_Exercise goal_: Quote the listing below in its entirety, omitting every image.

_Data provided_:
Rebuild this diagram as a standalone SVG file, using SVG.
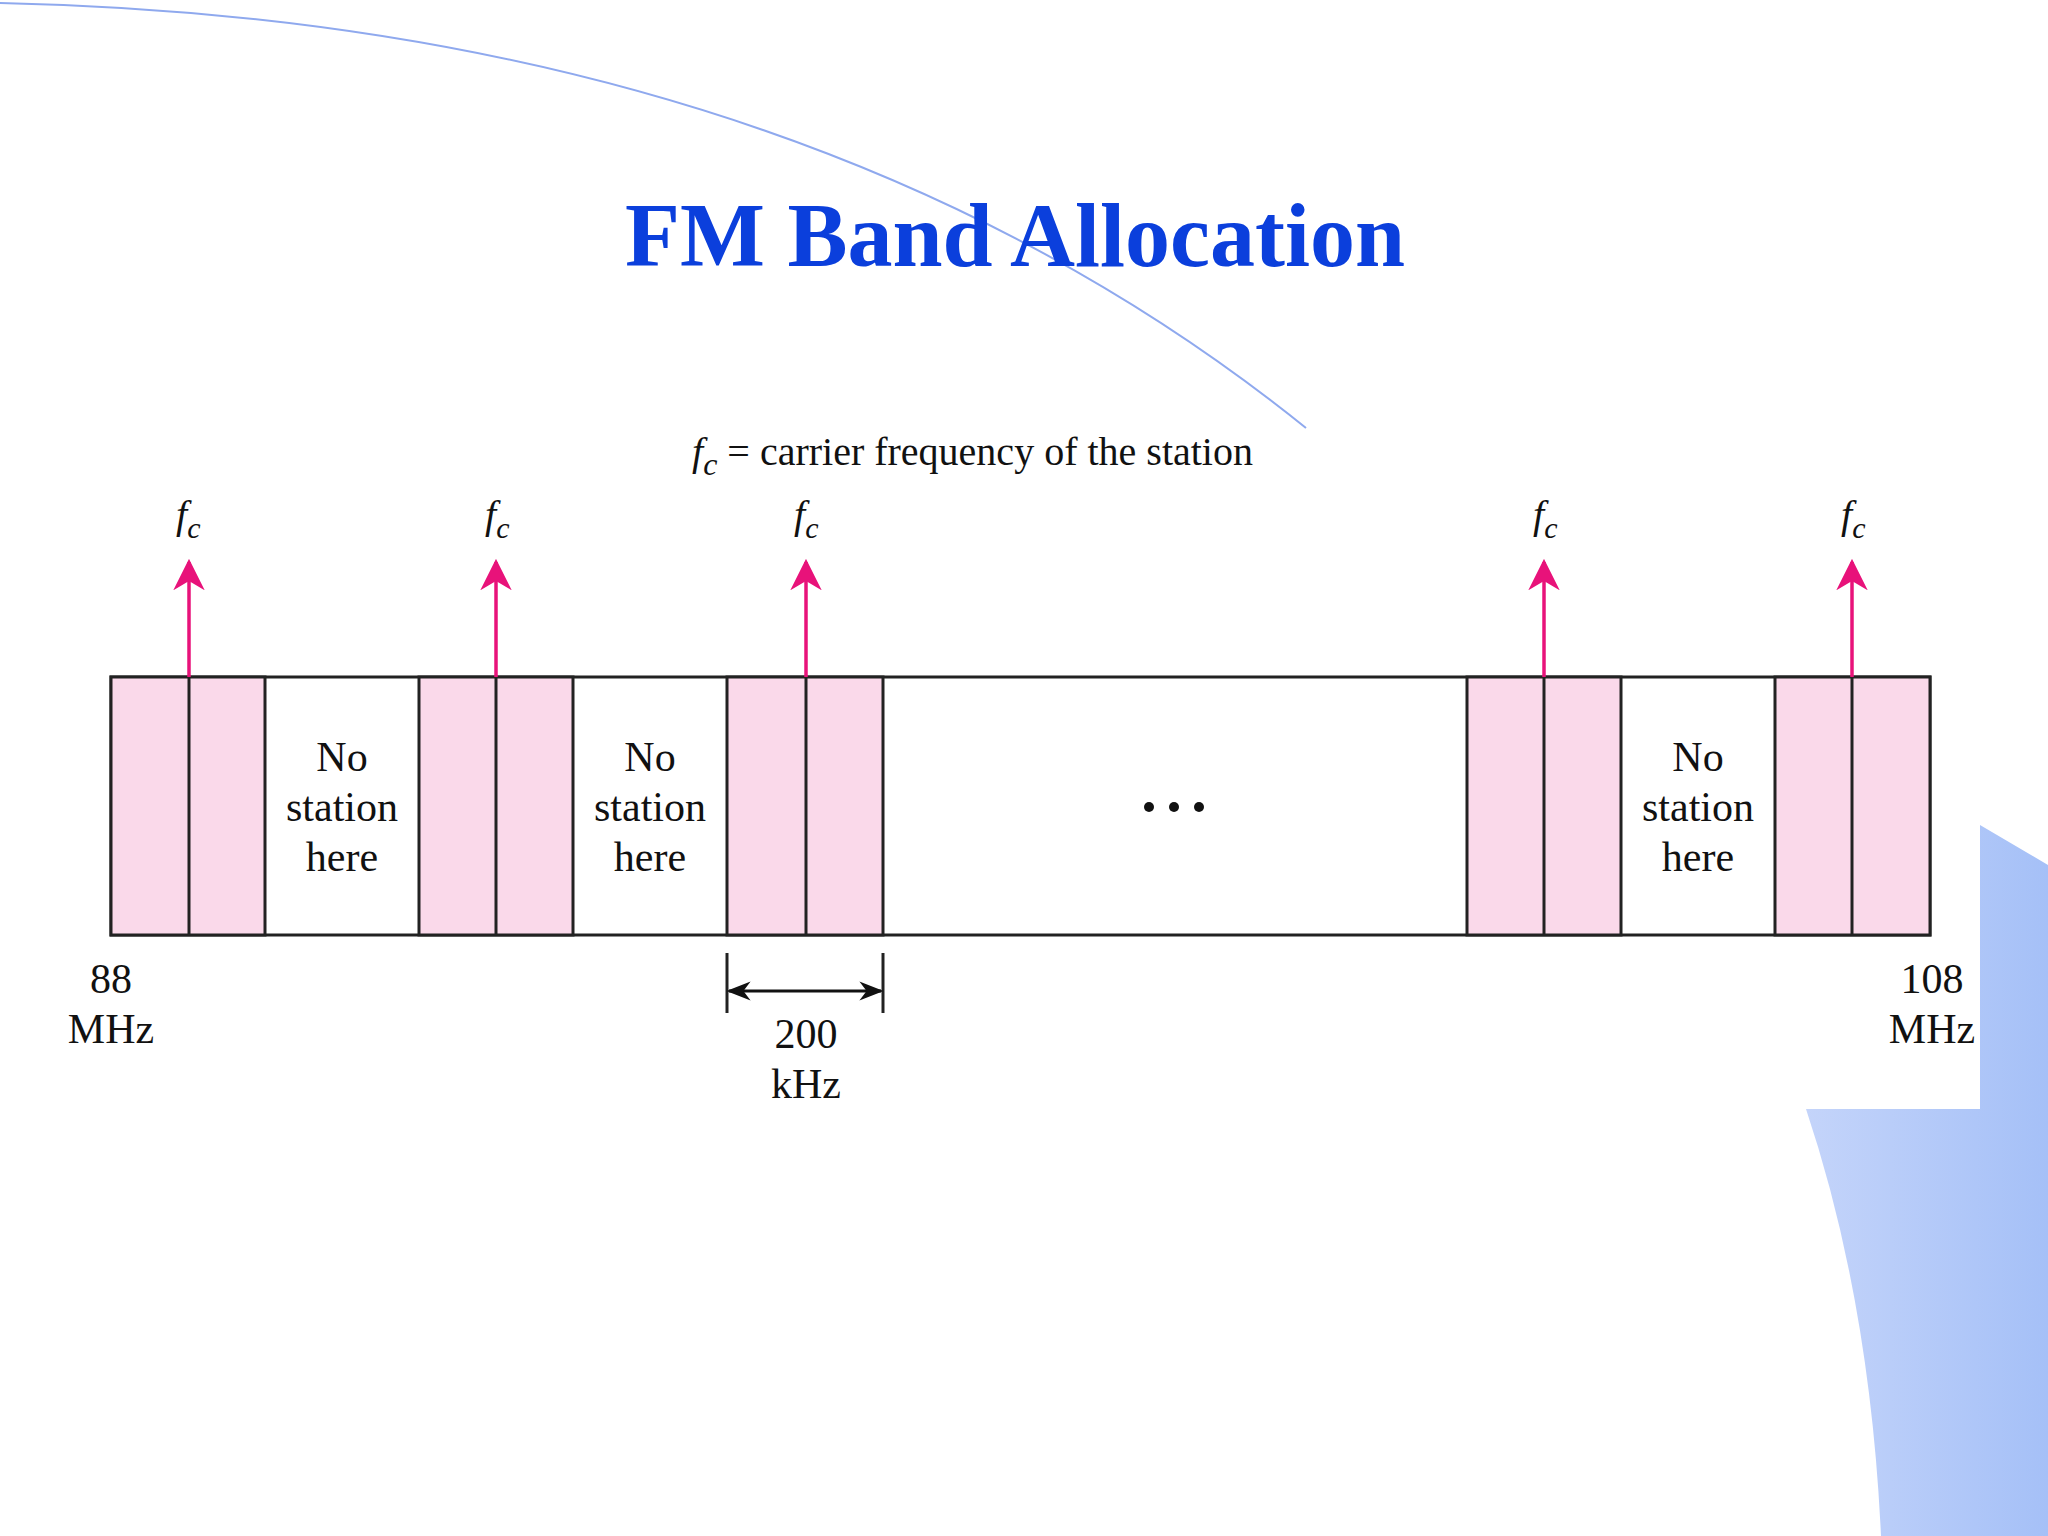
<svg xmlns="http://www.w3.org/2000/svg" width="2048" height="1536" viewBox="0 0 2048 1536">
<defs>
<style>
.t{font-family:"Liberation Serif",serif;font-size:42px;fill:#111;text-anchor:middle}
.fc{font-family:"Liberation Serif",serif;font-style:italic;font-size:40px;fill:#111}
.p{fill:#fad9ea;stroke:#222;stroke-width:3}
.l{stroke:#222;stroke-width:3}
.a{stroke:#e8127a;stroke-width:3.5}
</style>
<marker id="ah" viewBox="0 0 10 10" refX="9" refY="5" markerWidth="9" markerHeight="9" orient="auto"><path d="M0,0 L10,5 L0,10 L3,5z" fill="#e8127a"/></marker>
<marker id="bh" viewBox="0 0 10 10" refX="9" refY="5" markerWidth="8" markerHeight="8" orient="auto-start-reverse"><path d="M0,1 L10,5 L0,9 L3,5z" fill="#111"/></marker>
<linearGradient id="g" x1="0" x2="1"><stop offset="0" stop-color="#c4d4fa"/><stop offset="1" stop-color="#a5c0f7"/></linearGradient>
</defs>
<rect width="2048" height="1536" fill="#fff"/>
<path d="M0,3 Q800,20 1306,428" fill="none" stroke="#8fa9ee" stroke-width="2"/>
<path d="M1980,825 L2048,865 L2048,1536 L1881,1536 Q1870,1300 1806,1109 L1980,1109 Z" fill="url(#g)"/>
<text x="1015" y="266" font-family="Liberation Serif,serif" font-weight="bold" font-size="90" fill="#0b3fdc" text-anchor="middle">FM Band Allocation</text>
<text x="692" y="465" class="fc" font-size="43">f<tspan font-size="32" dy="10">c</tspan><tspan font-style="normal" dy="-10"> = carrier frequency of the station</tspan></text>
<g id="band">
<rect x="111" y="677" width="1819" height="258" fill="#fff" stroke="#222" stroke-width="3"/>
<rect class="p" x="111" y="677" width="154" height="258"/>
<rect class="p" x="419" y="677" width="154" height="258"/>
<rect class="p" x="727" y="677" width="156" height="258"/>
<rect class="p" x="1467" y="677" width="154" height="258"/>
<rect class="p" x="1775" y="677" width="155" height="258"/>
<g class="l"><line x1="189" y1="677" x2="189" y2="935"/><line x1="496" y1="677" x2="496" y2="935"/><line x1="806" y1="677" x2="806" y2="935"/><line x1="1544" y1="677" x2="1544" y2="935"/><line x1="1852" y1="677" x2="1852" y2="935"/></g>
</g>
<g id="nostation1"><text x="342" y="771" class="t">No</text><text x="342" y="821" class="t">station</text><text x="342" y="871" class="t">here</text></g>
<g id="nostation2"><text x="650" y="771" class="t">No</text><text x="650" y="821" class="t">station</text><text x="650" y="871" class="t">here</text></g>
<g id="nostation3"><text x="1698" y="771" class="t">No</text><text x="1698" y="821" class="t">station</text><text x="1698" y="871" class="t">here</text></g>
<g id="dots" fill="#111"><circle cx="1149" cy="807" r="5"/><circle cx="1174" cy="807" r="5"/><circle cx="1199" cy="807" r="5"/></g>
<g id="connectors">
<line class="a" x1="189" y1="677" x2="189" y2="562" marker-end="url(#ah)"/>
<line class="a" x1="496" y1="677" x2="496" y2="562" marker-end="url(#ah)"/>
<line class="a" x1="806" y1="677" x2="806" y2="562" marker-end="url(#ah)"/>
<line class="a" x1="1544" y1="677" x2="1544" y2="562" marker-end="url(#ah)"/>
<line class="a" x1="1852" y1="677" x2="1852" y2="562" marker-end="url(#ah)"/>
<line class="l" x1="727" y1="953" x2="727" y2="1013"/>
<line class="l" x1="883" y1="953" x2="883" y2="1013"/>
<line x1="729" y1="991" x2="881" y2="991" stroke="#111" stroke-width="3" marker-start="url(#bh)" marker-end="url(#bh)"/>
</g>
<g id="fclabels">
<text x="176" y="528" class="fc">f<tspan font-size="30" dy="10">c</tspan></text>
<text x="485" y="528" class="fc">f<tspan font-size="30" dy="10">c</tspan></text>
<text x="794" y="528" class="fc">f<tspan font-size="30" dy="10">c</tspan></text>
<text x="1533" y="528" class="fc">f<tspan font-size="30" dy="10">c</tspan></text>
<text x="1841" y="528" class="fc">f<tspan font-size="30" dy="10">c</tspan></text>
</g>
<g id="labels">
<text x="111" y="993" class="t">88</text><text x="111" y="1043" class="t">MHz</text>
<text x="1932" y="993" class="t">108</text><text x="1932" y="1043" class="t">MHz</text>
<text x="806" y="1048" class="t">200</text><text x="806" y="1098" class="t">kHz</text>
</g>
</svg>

_Solution below_:
Rebuild this diagram as a standalone SVG file, using SVG.
<svg xmlns="http://www.w3.org/2000/svg" width="2048" height="1536" viewBox="0 0 2048 1536">
<defs>
<style>
.t{font-family:"Liberation Serif",serif;font-size:42px;fill:#111;text-anchor:middle}
.fc{font-family:"Liberation Serif",serif;font-style:italic;font-size:40px;fill:#111}
.p{fill:#fad9ea;stroke:#222;stroke-width:3}
.l{stroke:#222;stroke-width:3}
.a{stroke:#e8127a;stroke-width:3.5}
</style>
<marker id="ah" viewBox="0 0 10 10" refX="9" refY="5" markerWidth="9" markerHeight="9" orient="auto"><path d="M0,0 L10,5 L0,10 L3,5z" fill="#e8127a"/></marker>
<marker id="bh" viewBox="0 0 10 10" refX="9" refY="5" markerWidth="8" markerHeight="8" orient="auto-start-reverse"><path d="M0,1 L10,5 L0,9 L3,5z" fill="#111"/></marker>
<linearGradient id="g" x1="0" x2="1"><stop offset="0" stop-color="#c4d4fa"/><stop offset="1" stop-color="#a5c0f7"/></linearGradient>
</defs>
<rect width="2048" height="1536" fill="#fff"/>
<path d="M0,3 Q800,20 1306,428" fill="none" stroke="#8fa9ee" stroke-width="2"/>
<path d="M1980,825 L2048,865 L2048,1536 L1881,1536 Q1870,1300 1806,1109 L1980,1109 Z" fill="url(#g)"/>
<text x="1015" y="266" font-family="Liberation Serif,serif" font-weight="bold" font-size="90" fill="#0b3fdc" text-anchor="middle">FM Band Allocation</text>
<text x="692" y="465" class="fc" font-size="43">f<tspan font-size="32" dy="10">c</tspan><tspan font-style="normal" dy="-10"> = carrier frequency of the station</tspan></text>
<g id="band">
<rect x="111" y="677" width="1819" height="258" fill="#fff" stroke="#222" stroke-width="3"/>
<rect class="p" x="111" y="677" width="154" height="258"/>
<rect class="p" x="419" y="677" width="154" height="258"/>
<rect class="p" x="727" y="677" width="156" height="258"/>
<rect class="p" x="1467" y="677" width="154" height="258"/>
<rect class="p" x="1775" y="677" width="155" height="258"/>
<g class="l"><line x1="189" y1="677" x2="189" y2="935"/><line x1="496" y1="677" x2="496" y2="935"/><line x1="806" y1="677" x2="806" y2="935"/><line x1="1544" y1="677" x2="1544" y2="935"/><line x1="1852" y1="677" x2="1852" y2="935"/></g>
</g>
<g id="nostation1"><text x="342" y="771" class="t">No</text><text x="342" y="821" class="t">station</text><text x="342" y="871" class="t">here</text></g>
<g id="nostation2"><text x="650" y="771" class="t">No</text><text x="650" y="821" class="t">station</text><text x="650" y="871" class="t">here</text></g>
<g id="nostation3"><text x="1698" y="771" class="t">No</text><text x="1698" y="821" class="t">station</text><text x="1698" y="871" class="t">here</text></g>
<g id="dots" fill="#111"><circle cx="1149" cy="807" r="5"/><circle cx="1174" cy="807" r="5"/><circle cx="1199" cy="807" r="5"/></g>
<g id="connectors">
<line class="a" x1="189" y1="677" x2="189" y2="562" marker-end="url(#ah)"/>
<line class="a" x1="496" y1="677" x2="496" y2="562" marker-end="url(#ah)"/>
<line class="a" x1="806" y1="677" x2="806" y2="562" marker-end="url(#ah)"/>
<line class="a" x1="1544" y1="677" x2="1544" y2="562" marker-end="url(#ah)"/>
<line class="a" x1="1852" y1="677" x2="1852" y2="562" marker-end="url(#ah)"/>
<line class="l" x1="727" y1="953" x2="727" y2="1013"/>
<line class="l" x1="883" y1="953" x2="883" y2="1013"/>
<line x1="729" y1="991" x2="881" y2="991" stroke="#111" stroke-width="3" marker-start="url(#bh)" marker-end="url(#bh)"/>
</g>
<g id="fclabels">
<text x="176" y="528" class="fc">f<tspan font-size="30" dy="10">c</tspan></text>
<text x="485" y="528" class="fc">f<tspan font-size="30" dy="10">c</tspan></text>
<text x="794" y="528" class="fc">f<tspan font-size="30" dy="10">c</tspan></text>
<text x="1533" y="528" class="fc">f<tspan font-size="30" dy="10">c</tspan></text>
<text x="1841" y="528" class="fc">f<tspan font-size="30" dy="10">c</tspan></text>
</g>
<g id="labels">
<text x="111" y="993" class="t">88</text><text x="111" y="1043" class="t">MHz</text>
<text x="1932" y="993" class="t">108</text><text x="1932" y="1043" class="t">MHz</text>
<text x="806" y="1048" class="t">200</text><text x="806" y="1098" class="t">kHz</text>
</g>
</svg>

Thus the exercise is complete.